“Don’t get your knickers in a twist” is how the Brits would say it. For Jamaican’s, it’s “Hol’ yuh cool.” However it’s said, the message is the same.
Alpha Phi Alpha took umbrage at what I’d written. What did I write? “Alpha Phi Alpha is a ‘black’ fraternity…”
They are. Alpha Phi Alpha’s history says that seven black men – “jewels” – started the fraternity. The fraternity adopted its first constitution in December 1907. It opened its ranks to whites and others in 1945. In 2005, their own chapters describe themselves on their own websites. In 2005, Alpha Phi Alpha is ‘black’ in the same way that the AME church – certainly an international, interracial, and Christian organization – is still a ‘black’ church. Alpha Phi Alpha is still a ‘black’ fraternity.
Did Alpha Phi Alpha invite all six senior schools to participate? Their follow-up complaint in the Royal Gazette says that they did. The original “Bermuda Sun” story said Alpha Phi Alpha only asked five of the six schools to participate.
If Alpha Phi Alpha were seeking to find as many young men as they could, I’d expect them to ask all six senior schools. Whether or not they asked five or six is entirely their own business.
If, however, they did leave out one school – which school was it? In the same free world that Alpha Phi Alpha lives in, I’m free to wonder why? I’m free to ask. I’m free to comment. I did.
From census and education statistics, at the senior school level, counting just one age-band of Bermudian boys, there are about 250 black male students in that one age-band. About 180 black male students would be in public education and 70 in private education.
Alpha Phi Alpha’s offer may have been to every student in that age-band in Bermuda. That was excellent. Alpha Phi Alpha’s response in the Royal Gazette obscured the fact that I’d said – quite clearly – that their offer was not fully taken up. That was no fault of Alpha Phi Alpha. The fault lay elsewhere.

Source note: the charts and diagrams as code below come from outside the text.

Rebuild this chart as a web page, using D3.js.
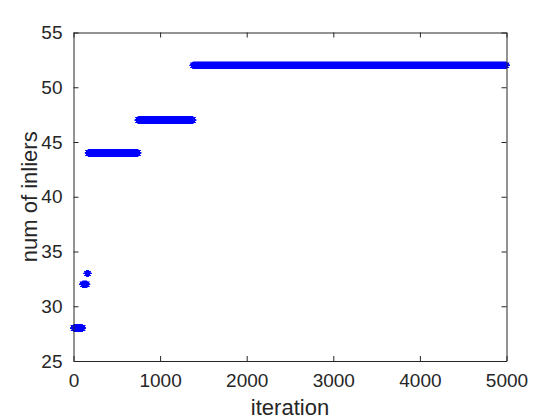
<!DOCTYPE html>
<html>
<head>
<meta charset="utf-8">
<script src="https://cdn.jsdelivr.net/npm/d3@7"></script>
<style>
  body { margin: 0; background: #fff; }
  text { font-family: "Liberation Sans", Arial, Helvetica, sans-serif; fill: #262626; }
</style>
</head>
<body>
<div id="chart"></div>
<script>
// runs of the best inlier count (first iteration, last iteration, value)
const runStart = [1, 105, 155, 170, 745, 1380];
const runEnd = [104, 154, 169, 744, 1379, 5000];
const inliers = [28, 32, 33, 44, 47, 52];

const xTicks = [0, 1000, 2000, 3000, 4000, 5000];
const yTicks = [25, 30, 35, 40, 45, 50, 55];

const width = 560;
const height = 420;
const margin = { top: 32.5, right: 53.5, bottom: 59, left: 73.5 };
const w = width - margin.left - margin.right;
const h = height - margin.top - margin.bottom;

const svg = d3.select("#chart").append("svg")
    .attr("width", width)
    .attr("height", height);

const g = svg.append("g").attr("transform", `translate(${margin.left},${margin.top})`);

const x = d3.scaleLinear().domain([0, 5000]).range([0, w]);
const y = d3.scaleLinear().domain([25, 55]).range([h, 0]);

// one point per iteration, value held from the runs
let points = [];
runStart.forEach((s, i) => {
    for (let it = s; it <= runEnd[i]; it++) points.push([it, inliers[i]]);
});

// MATLAB style '*' marker
const r = 3.4, q = r * 0.7071;
function star(cx, cy) {
    return `M${cx - r},${cy}h${2 * r}` +
           `M${cx},${cy - r}v${2 * r}` +
           `M${cx - q},${cy - q}l${2 * q},${2 * q}` +
           `M${cx - q},${cy + q}l${2 * q},${-2 * q}`;
}

g.append("path")
    .attr("d", points.map(p => star(x(p[0]), y(p[1]))).join(""))
    .attr("fill", "none")
    .attr("stroke", "#0000ff")
    .attr("stroke-width", 1);

// axes with inward ticks, box on
const fmt = d3.format("d");
const xAxis = d3.axisBottom(x).tickValues(xTicks).tickFormat(fmt).tickSizeInner(-5).tickSizeOuter(0).tickPadding(13);
const yAxis = d3.axisLeft(y).tickValues(yTicks).tickFormat(fmt).tickSizeInner(-5).tickSizeOuter(0).tickPadding(11);

const xg = g.append("g").attr("transform", `translate(0,${h})`).call(xAxis);
const yg = g.append("g").call(yAxis);
const xt = g.append("g").call(d3.axisTop(x).tickValues(xTicks).tickSizeInner(-5).tickSizeOuter(0).tickFormat(""));
const yr = g.append("g").attr("transform", `translate(${w},0)`)
    .call(d3.axisRight(y).tickValues(yTicks).tickSizeInner(-5).tickSizeOuter(0).tickFormat(""));

[xg, yg, xt, yr].forEach(a => {
    a.selectAll("path.domain").attr("stroke", "#262626");
    a.selectAll("line").attr("stroke", "#262626");
    a.selectAll("text").attr("font-size", 19).attr("fill", "#262626")
        .attr("font-family", "'Liberation Sans', Arial, Helvetica, sans-serif");
});

svg.append("text")
    .attr("x", margin.left + w / 2)
    .attr("y", 415)
    .attr("text-anchor", "middle")
    .attr("font-size", 22)
    .text("iteration");

svg.append("text")
    .attr("transform", `translate(37,${margin.top + h / 2}) rotate(-90)`)
    .attr("text-anchor", "middle")
    .attr("font-size", 22)
    .text("num of inliers");
</script>
</body>
</html>
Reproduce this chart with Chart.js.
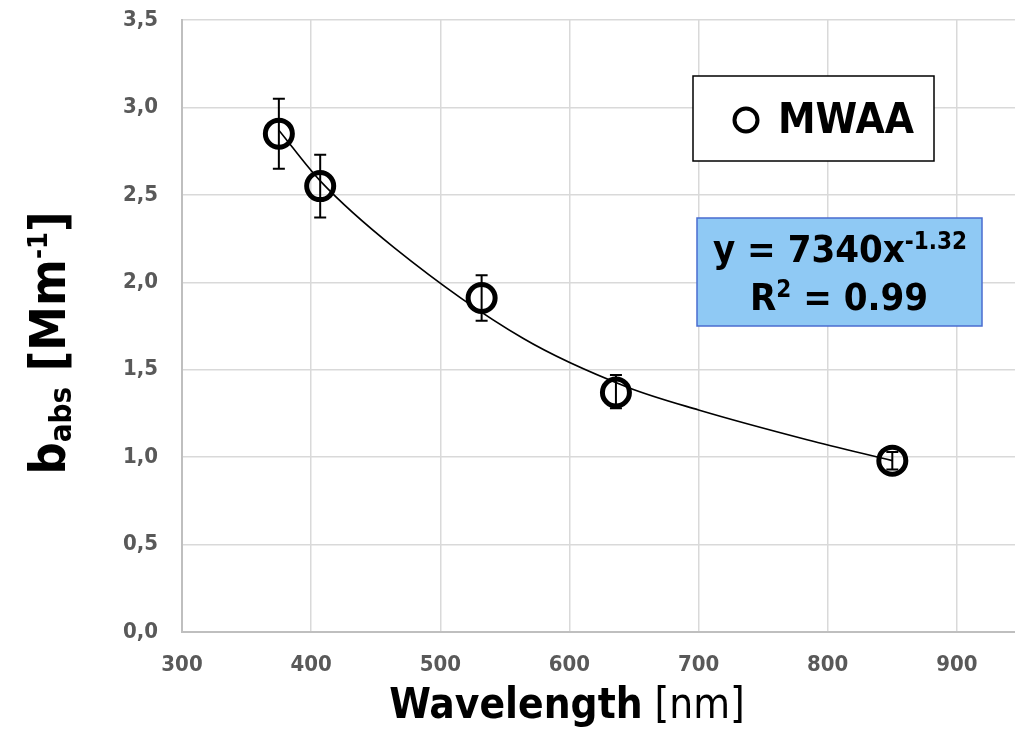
<!DOCTYPE html>
<html>
<head>
<meta charset="utf-8">
<script src="https://cdn.jsdelivr.net/npm/chart.js@4.4.1/dist/chart.umd.min.js"></script>
<style>
  html, body { margin: 0; padding: 0; background: #fff; overflow: hidden; }
  canvas { display: block; }
</style>
</head>
<body>
<canvas id="chart" width="1015" height="745"></canvas>
<script>
// measured points (MWAA)
const wavelengths = [375, 407, 532, 636, 850];
const babs = [2.85, 2.55, 1.91, 1.37, 0.98];
const errUp = [0.20, 0.18, 0.13, 0.10, 0.05];
const errDown = [0.20, 0.18, 0.13, 0.09, 0.05];

// power-law trend line
const fitX = [375, 407, 464, 564, 645, 700, 784, 850];
const fitY = [2.87, 2.58, 2.20, 1.68, 1.40, 1.27, 1.10, 0.98];

const xTicks = [300, 400, 500, 600, 700, 800, 900];
const yTicks = [0, 0.5, 1.0, 1.5, 2.0, 2.5, 3.0, 3.5];

const FONT = "'DejaVu Sans Condensed', 'DejaVu Sans', sans-serif";
const GRID = '#d9d9d9';

const errorBars = {
  id: 'errorBars',
  afterDatasetsDraw(chart) {
    const { ctx, scales: { x, y } } = chart;
    ctx.save();
    ctx.strokeStyle = '#000';
    ctx.lineWidth = 2;
    wavelengths.forEach((w, i) => {
      const px = x.getPixelForValue(w);
      const top = y.getPixelForValue(babs[i] + errUp[i]);
      const bot = y.getPixelForValue(babs[i] - errDown[i]);
      ctx.beginPath();
      ctx.moveTo(px, top); ctx.lineTo(px, bot);
      ctx.moveTo(px - 6, top); ctx.lineTo(px + 6, top);
      ctx.moveTo(px - 6, bot); ctx.lineTo(px + 6, bot);
      ctx.stroke();
    });
    ctx.restore();
  }
};

function drawParts(ctx, parts, x, y) {
  // parts: [text, font, dy]
  let cx = x;
  parts.forEach(p => {
    ctx.font = p[1];
    ctx.fillText(p[0], cx, y + p[2]);
    cx += ctx.measureText(p[0]).width;
  });
  return cx - x;
}
function partsWidth(ctx, parts) {
  let w = 0;
  parts.forEach(p => { ctx.font = p[1]; w += ctx.measureText(p[0]).width; });
  return w;
}

const annotations = {
  id: 'annotations',
  afterDraw(chart) {
    const ctx = chart.ctx;
    ctx.save();
    ctx.textBaseline = 'alphabetic';
    ctx.textAlign = 'left';

    // legend box
    ctx.fillStyle = '#fff';
    ctx.fillRect(693, 76, 241, 85);
    ctx.strokeStyle = '#000';
    ctx.lineWidth = 1.5;
    ctx.strokeRect(693, 76, 241, 85);
    ctx.beginPath();
    ctx.arc(746, 120, 11.5, 0, Math.PI * 2);
    ctx.lineWidth = 4;
    ctx.stroke();
    ctx.fillStyle = '#000';
    ctx.font = 'bold 42px ' + FONT;
    ctx.fillText('MWAA', 778, 133);

    // equation box
    ctx.fillStyle = '#8fc9f4';
    ctx.fillRect(697, 218, 285, 108);
    ctx.strokeStyle = '#4a6cd0';
    ctx.lineWidth = 1.5;
    ctx.strokeRect(697, 218, 285, 108);
    ctx.fillStyle = '#000';
    const big = 'bold 38px ' + FONT, sup = 'bold 24px ' + FONT;
    const l1 = [['y = 7340x', big, 0], ['-1.32', sup, -13]];
    drawParts(ctx, l1, 840 - partsWidth(ctx, l1) / 2, 262);
    const l2 = [['R', big, 0], ['2', sup, -13], [' = 0.99', big, 0]];
    drawParts(ctx, l2, 839 - partsWidth(ctx, l2) / 2, 310);

    // x title
    const xt = [['Wavelength', 'bold 42px ' + FONT, 0], [' [nm]', '42px ' + FONT, 0]];
    drawParts(ctx, xt, 567 - partsWidth(ctx, xt) / 2, 718);

    // y title
    ctx.translate(65, 343);
    ctx.rotate(-Math.PI / 2);
    const yt = [['b', 'bold 50px ' + FONT, 0], ['abs', 'bold 31px ' + FONT, 6],
                [' [Mm', 'bold 50px ' + FONT, 0], ['-1', 'bold 27px ' + FONT, -18],
                [']', 'bold 50px ' + FONT, 0]];
    drawParts(ctx, yt, -partsWidth(ctx, yt) / 2, 0);
    ctx.restore();
  }
};

const ctx = document.getElementById('chart').getContext('2d');
new Chart(ctx, {
  type: 'scatter',
  data: {
    datasets: [
      {
        label: 'MWAA',
        data: wavelengths.map((w, i) => ({ x: w, y: babs[i] })),
        pointStyle: 'circle',
        pointRadius: 13.5,
        pointBorderWidth: 5,
        pointBorderColor: '#000',
        pointBackgroundColor: 'rgba(0,0,0,0)',
        showLine: false,
        order: 0
      },
      {
        label: 'fit',
        data: fitX.map((w, i) => ({ x: w, y: fitY[i] })),
        showLine: true,
        borderColor: '#000',
        borderWidth: 1.6,
        pointRadius: 0,
        cubicInterpolationMode: 'monotone',
        order: 1
      }
    ]
  },
  options: {
    responsive: false,
    animation: false,
    layout: { autoPadding: false, padding: { top: 20, right: 0, left: 0, bottom: 0 } },
    plugins: { legend: { display: false }, tooltip: { enabled: false } },
    scales: {
      x: {
        type: 'linear',
        min: 300,
        max: 945,
        afterBuildTicks: s => { s.ticks = xTicks.map(v => ({ value: v })); },
        afterFit: s => { s.height = 113; s.paddingLeft = 0; s.paddingRight = 0; },
        grid: { color: GRID, lineWidth: 1.5, drawTicks: false },
        border: { color: '#bfbfbf', width: 2 },
        ticks: {
          padding: 20,
          color: '#595959',
          font: { family: FONT, size: 22, weight: 'bold' }
        }
      },
      y: {
        min: 0,
        max: 3.5,
        afterBuildTicks: s => { s.ticks = yTicks.map(v => ({ value: v })); },
        afterFit: s => { s.width = 182; s.paddingTop = 0; s.paddingBottom = 0; },
        grid: { color: GRID, lineWidth: 1.5, drawTicks: false },
        border: { color: '#bfbfbf', width: 2 },
        ticks: {
          padding: 24,
          color: '#595959',
          font: { family: FONT, size: 22, weight: 'bold' },
          callback: v => v.toFixed(1).replace('.', ',')
        }
      }
    }
  },
  plugins: [errorBars, annotations]
});
</script>
</body>
</html>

Bermuda’s two ‘public schools’ contain the overwhelming majority of black male students. Neither of these two publicly funded schools ensured that at least two of their 180 eligible black male students completed Alpha Phi Alpha’s challenge. Three ‘private schools’ share 70 of these male students.
The real issue – the important issue – the fundamental issue – that really bothered me was this. Why did neither of the two publicly funded public schools complete the challenge? This was the critical issue.
It bothered me. I thought it would bother everybody else. I hoped it would bother everybody else. That’s why I pointed it out. That this excellent opportunity wasn’t fully subscribed still bothers me.
A large part of a very real problem, shown in this little spat and spread throughout much of our Bermudian life, is a Bermudian propensity for too many of us Bermudians – certainly individually and sometimes nationally – to focus on the smallest and least important fragment of a much bigger and far wider problem.
Far too many Bermudians work themselves up into a frenzy over one or two niggling points and completely miss the big red monster blob.
Come on people: “Hol’ yuh cool!” See the real problem!